A heavy tax has been imposed on motor cycle’s first registration which is likely to push cyclists into a dodgy lifestyle
HABARI DAILY I Kampala, Uganda I The 2026/27 national budget presented by Finance Minister Henry Musasizi today has triggered widespread debate after government introduced a series of new taxes and increased levies on several everyday products in a bid to boost domestic revenue and manage mounting fiscal pressures.
While government argues that the measures are necessary to finance development priorities and reduce dependence on borrowing, economists, business leaders and civil society groups have described the budget as one of the toughest in recent years due to the increased tax burden on consumers and businesses.
The budget comes at a time when Uganda faces growing expenditure demands, rising debt-servicing obligations and pressure to increase domestic revenue collections.
Motorcycle registration levy
Among the most notable measures is a sharp increase in the tax on motorcycles at first registration.
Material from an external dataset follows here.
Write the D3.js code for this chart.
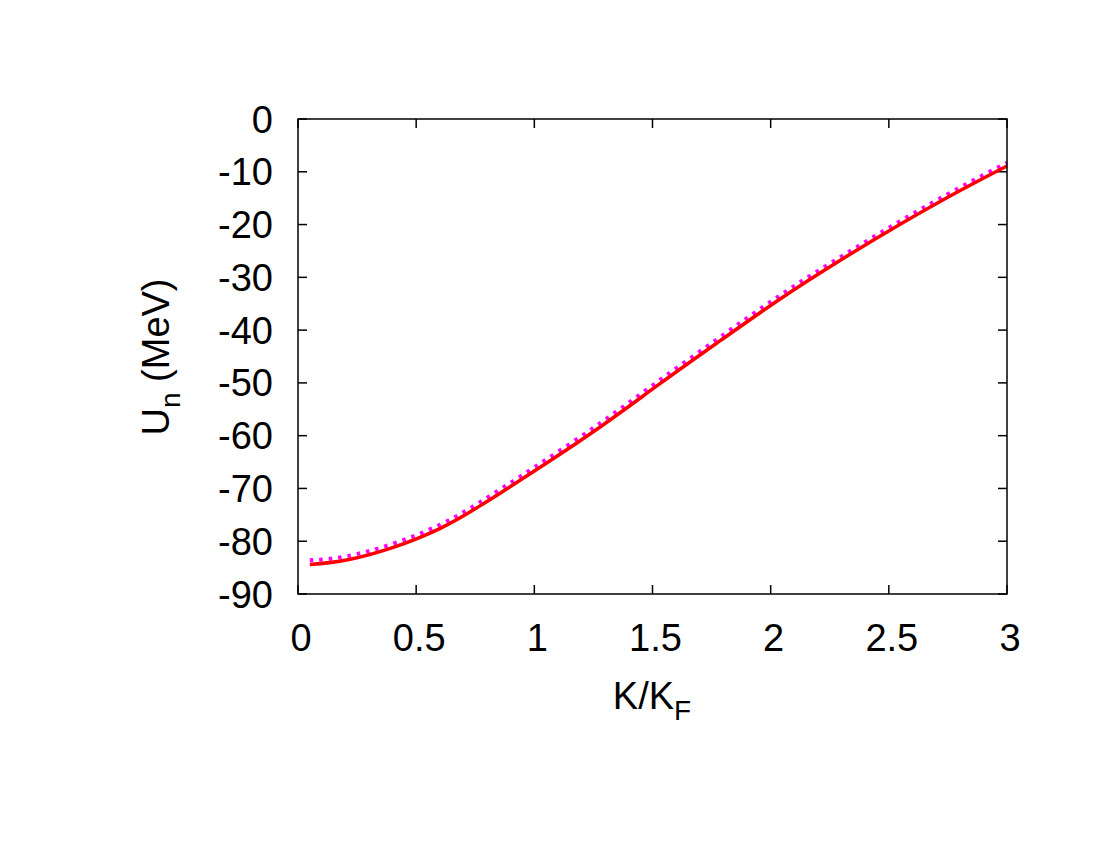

The levy has risen from Shs200,000 to Shs500,000, a move government expects will generate an additional Shs26 billion. The increase is likely to affect boda boda operators and individuals seeking to purchase motorcycles, which remain one of the most affordable means of transport and employment in the country.
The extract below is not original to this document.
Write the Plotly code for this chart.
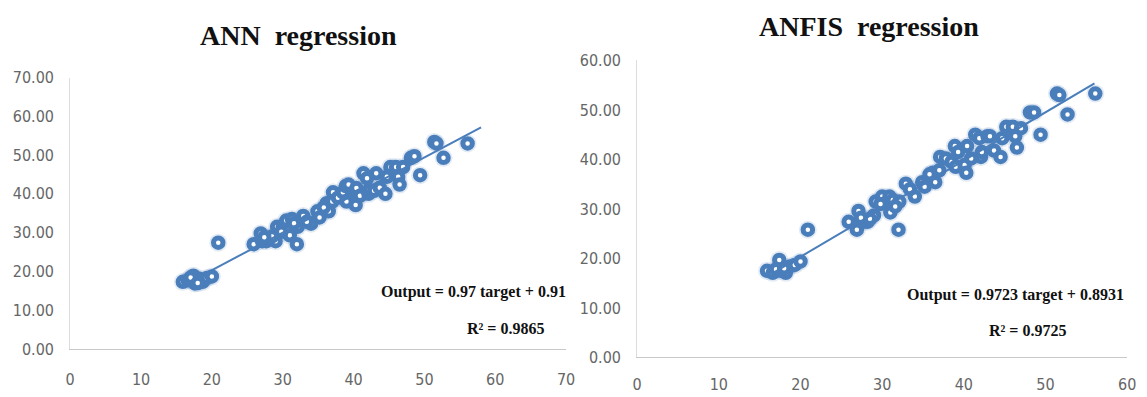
import plotly.graph_objects as go

# Measured target values and model outputs (same targets for both models)
target = [15.9, 16.6, 17.4, 17.6, 18.2, 18.7, 19.3, 20.0, 20.9, 25.9,
          26.9, 27.1, 27.7, 28.2, 29.0, 29.2, 30.0, 30.5, 30.9, 31.0,
          31.3, 32.1, 32.0, 32.9, 34.0, 34.9, 35.2, 36.2, 36.5, 37.1,
          37.0, 37.8, 38.5, 38.9, 39.0, 39.3, 40.1, 40.3, 40.4, 40.9,
          41.4, 41.9, 42.1, 42.2, 42.9, 43.2, 43.7, 44.5, 44.7, 45.2,
          46.0, 46.3, 46.5, 47.0, 48.1, 48.6, 49.4, 51.4, 51.7, 52.7,
          56.1, 28.5, 29.8, 31.6, 33.4, 35.8, 17.0, 18.0, 27.4]
ann_output = [17.3, 17.7, 18.9, 16.9, 18.1, 17.3, 18.3, 18.7, 27.4, 27.0,
              29.8, 27.8, 27.8, 28.6, 27.8, 31.5, 31.5, 33.1, 30.7, 29.3,
              33.5, 31.5, 27.0, 34.3, 32.3, 35.5, 33.9, 37.6, 35.5, 40.4,
              38.0, 39.0, 40.4, 42.0, 38.0, 42.4, 40.4, 37.1, 41.5, 39.5,
              45.3, 44.0, 40.0, 41.0, 40.8, 45.3, 41.6, 40.0, 44.4, 46.9,
              46.9, 44.4, 42.4, 46.9, 49.3, 49.7, 44.8, 53.4, 53.0, 49.3,
              53.0, 29.0, 30.2, 32.4, 32.8, 36.5, 18.4, 17.0, 28.8]
anfis_output = [17.5, 17.1, 19.7, 17.5, 17.1, 18.4, 18.7, 19.4, 25.8, 27.4,
                25.8, 29.6, 27.4, 27.4, 28.7, 31.5, 32.5, 31.2, 32.5, 29.3,
                31.8, 31.5, 25.8, 35.1, 32.5, 35.4, 34.5, 37.3, 35.4, 40.5,
                37.8, 40.2, 39.5, 42.7, 38.5, 41.5, 38.9, 37.3, 42.7, 40.2,
                45.0, 44.3, 40.5, 41.5, 44.7, 44.7, 41.8, 40.5, 44.3, 46.6,
                46.6, 44.7, 42.4, 46.3, 49.5, 49.5, 45.0, 53.3, 53.0, 49.1,
                53.3, 28.0, 31.0, 30.5, 34.0, 37.0, 17.8, 18.0, 28.2]

# Linear fits reported on the charts
ann_slope, ann_intercept, ann_r2 = 0.97, 0.91, 0.9865
anfis_slope, anfis_intercept, anfis_r2 = 0.9723, 0.8931, 0.9725
ann_fit_x = [16.5, 58.0]
anfis_fit_x = [16.5, 56.0]

ann_yticks = [0, 10, 20, 30, 40, 50, 60, 70]
ann_xticks = [0, 10, 20, 30, 40, 50, 60, 70]
anfis_yticks = [0, 10, 20, 30, 40, 50, 60]
anfis_xticks = [0, 10, 20, 30, 40, 50, 60]

BLUE = "#4a7ebb"
W, H = 1147, 397

fig = go.Figure()


def add_panel(xs, ys, fit_x, slope, intercept, xa, ya):
    # soft halo under the markers
    fig.add_trace(go.Scatter(
        x=xs, y=ys, mode="markers", xaxis=xa, yaxis=ya, hoverinfo="skip",
        marker=dict(size=18, color="rgba(74,126,187,0.16)", line=dict(width=0)),
        showlegend=False))
    fig.add_trace(go.Scatter(
        x=xs, y=ys, mode="markers", xaxis=xa, yaxis=ya,
        marker=dict(size=9.5, color="white", line=dict(color=BLUE, width=5)),
        showlegend=False))
    fig.add_trace(go.Scatter(
        x=fit_x, y=[slope * v + intercept for v in fit_x], mode="lines",
        xaxis=xa, yaxis=ya, line=dict(color=BLUE, width=2), showlegend=False))


add_panel(target, ann_output, ann_fit_x, ann_slope, ann_intercept, "x", "y")
add_panel(target, anfis_output, anfis_fit_x, anfis_slope, anfis_intercept, "x2", "y2")

tick_font = dict(family="Liberation Sans Narrow, DejaVu Sans Condensed, sans-serif",
                 size=16, color="#666666")


def xaxis(dom, ticks, rng, anchor, standoff):
    return dict(domain=dom, range=rng, tickvals=ticks, ticktext=[str(t) for t in ticks],
                showgrid=False, zeroline=False, showline=True, linecolor="#c8c8c8",
                linewidth=1, ticks="", tickfont=tick_font, anchor=anchor,
                ticklabelstandoff=standoff, fixedrange=True)


def yaxis(dom, ticks, rng, anchor):
    return dict(domain=dom, range=rng, tickvals=ticks,
                ticktext=[f"{t:.2f}" for t in ticks],
                showgrid=False, zeroline=False, showline=True, linecolor="#dcdcdc",
                linewidth=1, ticks="", tickfont=tick_font, anchor=anchor,
                ticklabelstandoff=12, fixedrange=True)


fig.update_layout(
    width=W, height=H, margin=dict(l=0, r=0, t=0, b=0),
    paper_bgcolor="white", plot_bgcolor="white",
    xaxis=xaxis([66 / W, 568 / W], ann_xticks, [0, 70], "y", 16),
    yaxis=yaxis([(H - 357) / H, (H - 72) / H], ann_yticks, [0, 70], "x"),
    xaxis2=xaxis([640 / W, 1136 / W], anfis_xticks, [0, 60], "y2", 12),
    yaxis2=yaxis([(H - 366) / H, (H - 54) / H], anfis_yticks, [0, 60], "x2"),
)

title_font = dict(family="Liberation Serif, Times New Roman, serif", size=28, color="#111111")
eq_font = dict(family="Liberation Serif, Times New Roman, serif", size=16, color="#111111")

annotations = [
    dict(text="<b>ANN\u00a0 regression</b>", x=297 / W, y=1 - 28 / H, font=title_font),
    dict(text="<b>ANFIS\u00a0 regression</b>", x=875 / W, y=1 - 18 / H, font=title_font),
    dict(text=f"<b>Output = {ann_slope:.2f} target + {ann_intercept:.2f}</b>",
         x=570 / W, y=1 - 297 / H, xanchor="right", font=eq_font),
    dict(text=f"<b>R² = {ann_r2:.4f}</b>", x=507 / W, y=1 - 336 / H, font=eq_font),
    dict(text=f"<b>Output = {anfis_slope:.4f} target + {anfis_intercept:.4f}</b>",
         x=1135 / W, y=1 - 300 / H, xanchor="right", font=eq_font),
    dict(text=f"<b>R² = {anfis_r2:.4f}</b>", x=1035 / W, y=1 - 338 / H, font=eq_font),
]
for a in annotations:
    a.setdefault("xanchor", "center")
    a.update(xref="paper", yref="paper", yanchor="middle", showarrow=False)
fig.update_layout(annotations=annotations)

fig.write_html("out.html")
Government has also introduced a new stamp duty on the first registration and transfer of motorcycles, tricycles and quadricycles. Under the new measure, motorcycles, tricycles and quadricycles will attract a duty of Shs30,000, while certain other motorcycle categories will attract Shs200,000. Officials estimate the measure will raise Shs30 billion.
Consumers are also expected to feel the impact of increased taxes on essential household commodities.
Heavy tax on cooking oil
Excise duty on cooking oil has doubled from Shs200 to Shs400 per litre, with government projecting additional revenue of Shs25 billion. A new excise duty of Shs500 per litre or kilogramme has also been imposed on cooking fat, expected to generate Shs15 billion.
Similarly, excise duty on sugar has doubled from Shs100 to Shs200 per kilogramme and is projected to bring in Shs25 billion in revenue. Analysts warn that the combined effect of these measures could contribute to higher food prices and increase pressure on household budgets already strained by the rising cost of living.
The construction sector has not been spared. Excise duty on cement has increased from Shs500 to Shs750 per 50-kilogramme bag, a measure expected to raise Shs15 billion. Industry players fear the increase could raise construction costs and affect housing affordability as well as ongoing infrastructure projects.
Government has also introduced new taxes on paints and varnishes. Locally manufactured paints and varnishes will attract a tax of three percent or Shs50 per litre or kilogramme, whichever is higher, while imported varnishes will attract Shs2,000 per litre. The measure is expected to generate Shs24 billion.
Tax on single-use plastics
Environmental taxes have equally been strengthened. The tax on single-use plastics has increased significantly from 2.5 percent or US$70 per tonne to 25 percent or US$1,500 per tonne. Government says the measure is intended to protect the environment while raising Shs10 billion in additional revenue.
The tax increases come against the backdrop of an Shs84.39 trillion national budget that seeks to finance industrialisation, wealth creation, infrastructure development and human capital investments.
However, critics argue that a substantial portion of government expenditure continues to be absorbed by debt repayments and statutory obligations, limiting the amount of money available for direct service delivery and development programmes.
Some economists have expressed concern that increasing taxes on widely consumed goods and small-business inputs could place additional pressure on ordinary Ugandans. Others argue that government should focus more aggressively on improving efficiency, reducing wasteful expenditure and strengthening accountability before introducing additional taxes.
Civil society organisations have also questioned whether large allocations to security and debt servicing could constrain funding available for sectors such as health, education and local government services.
Domestic revenue mobilisation
Government, however, maintains that the new tax measures are necessary to strengthen domestic revenue mobilisation and support long-term economic transformation. Officials argue that increased revenue collection will help finance priority investments under the Fourth National Development Plan while reducing reliance on external borrowing.
Now that the budget has already been read, the debate is likely to focus on whether the additional taxes will generate the expected revenues without imposing excessive costs on households, businesses and the broader economy.